Through all, Freyja remained at the altar by the north gate, chanting in a voice stripped of age and mercy. Her arms bled where the runes opened, white light and blue flickering over the gate. At her word, the torches at the entrance turned against the enemy—fire snaking up the bows of Raven archers, smoke blinding them. Several fell shrieking into the ditch, burning from within.
It was not enough. The Ravens surged again, now under the cover of shriven men and children bound at the fore—slaves, kin taken in earlier raids, their presence freezing the defenders in indecision. Behind them, Ylva herself rode a black horse, her arms lifted, singing in a language that made some men weep and others gnash their teeth. A second wave of burning arrows cut through the dusk, setting half the thatched moots alight; one Skjald elder died howling, mowed down as he tried to shield his daughter.
Betrayal stalked from within: a Valskar woman, caught trying to unlatch the east gate, claimed she was only saving her son—was she an agent of the Raven Queen, or merely broken by fear? Kerr could not tell. He struck her down with the flat of his blade, tears hot and useless in his eyes, and left the Sundr to bind what wounds they could as the siege pressed closer.
By morning, the walls were breached in two places, the snow blackened with soot and blood. Freyja collapsed, exhaustion and spell-ache draining what color she had left. Inga was pulled from a heap of Raven dead, battered but grimly alive. Eirik, wounded, led a dwindling knot of defenders from pit to barricade. Hrawg, refusing to die in bed, hobbled on a spear, driving back an axe-wielder with a roar that woke the embers of Skjald glory—even as he took a wound deep in the flank.
Ylva did not press beyond the breach; her host lingered at the gates, burning, razing, taunting with black flags, but unwilling—perhaps unable—to finish the work by noon. Something in the night’s defense had unsettled even her magic. Or perhaps new horror brewed behind her silent eyes.
The survivors, bloodied and half-mad with loss, gathered at Kerr's call, staring at walls ruined half to rubble, at kin who wept for their dead or glared with the rage of the prey denied death. The runes still bled at the gates; the altar’s fire guttered, burning blue.

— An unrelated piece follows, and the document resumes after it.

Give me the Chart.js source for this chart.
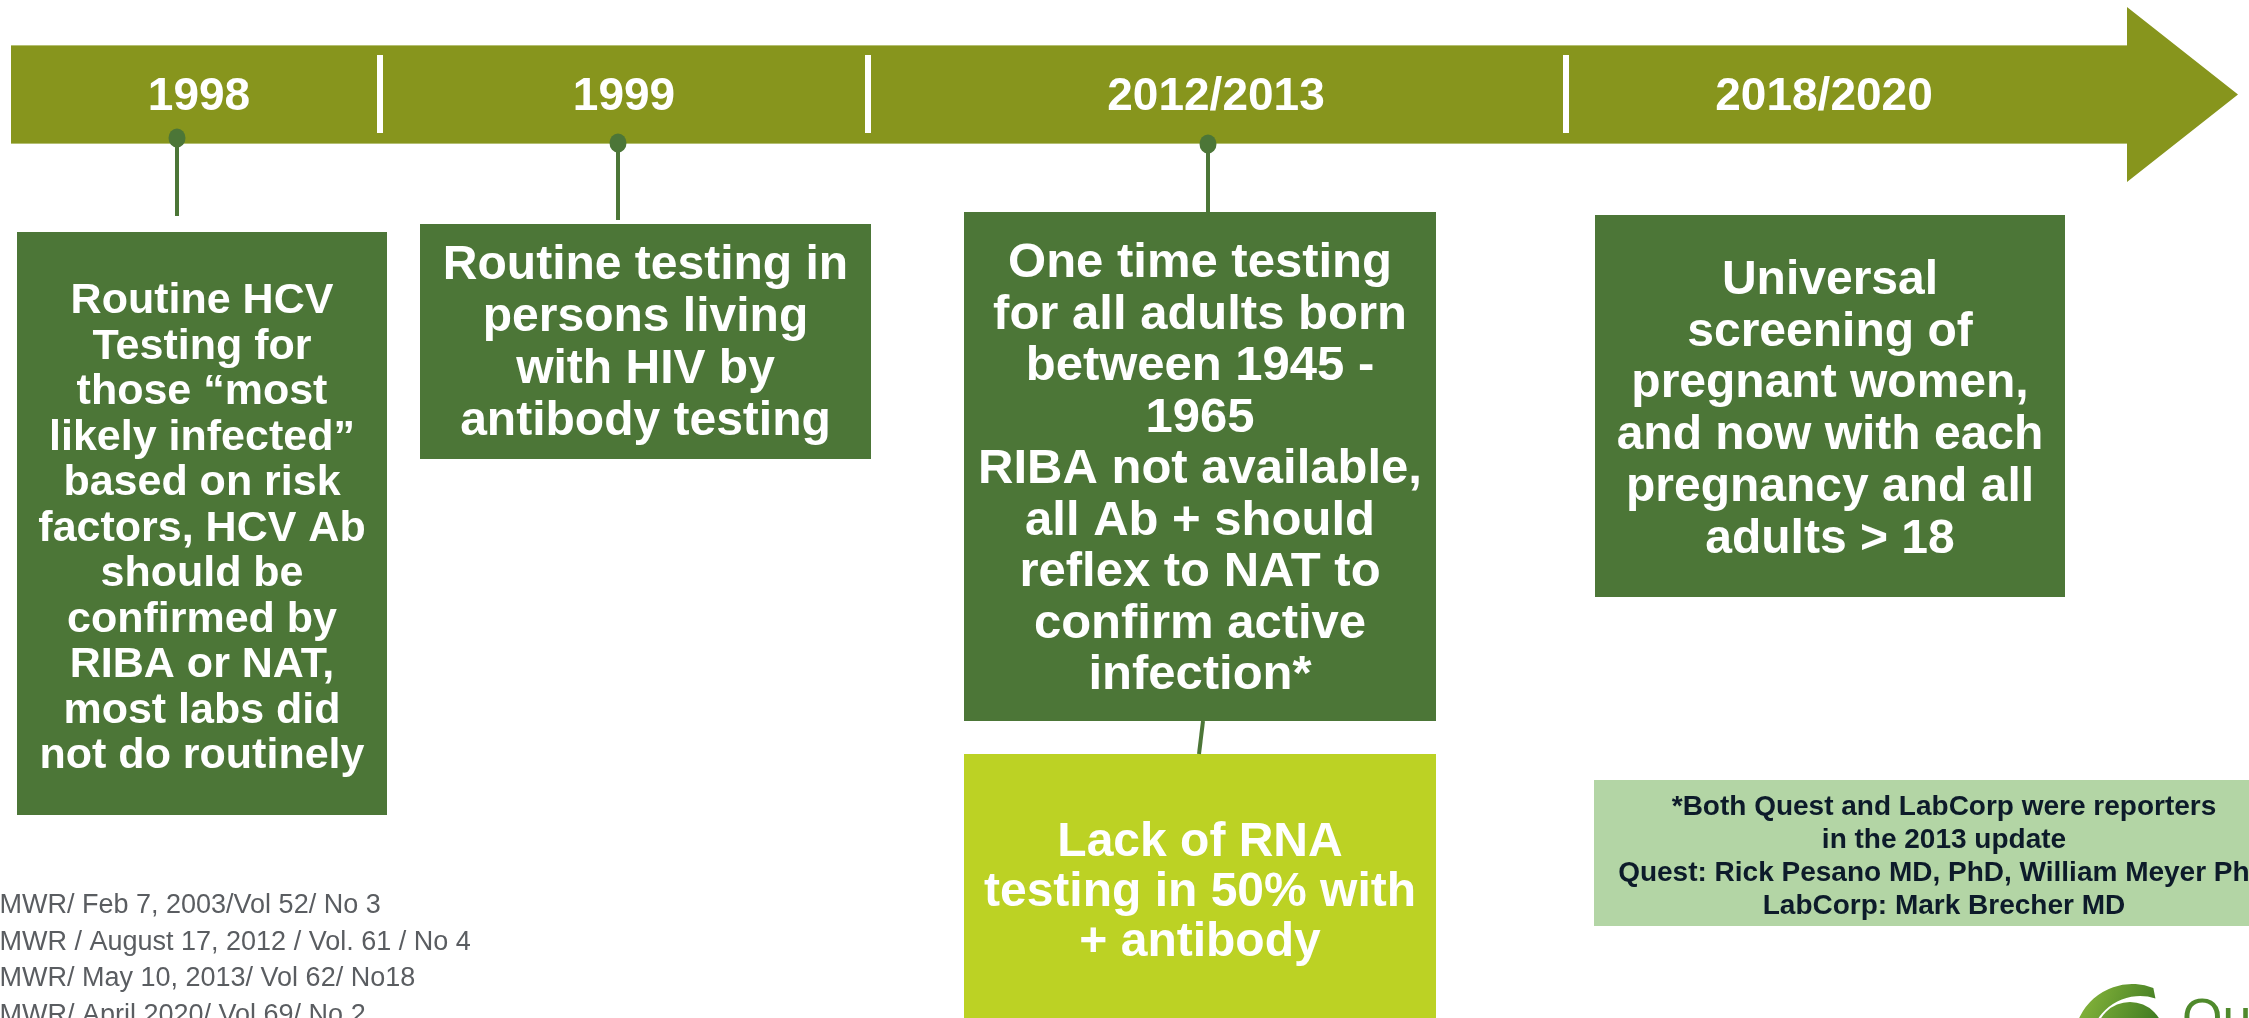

Kerr did not claim victory. He lifted his voice, more growl than speech:
“We are not broken, not yet. But if you would quarrel, do so on your own. If you would curse the Wolf for bargains made—blade or spell or both—remember what waits if we lose. Today, we killed as monsters to live as men.”
Across the battered moot, no one could answer. The clans—what was left—stood divided by loss and bound only by dread. Ravens spun above, feasting on ruined dead.
Below, Kerr and those who still walked counted their wounds and their trust, measuring each to see which hurt more. They had survived, but unity flickered on the edge of ash, warmed only by the uneasy dance of blade and flame.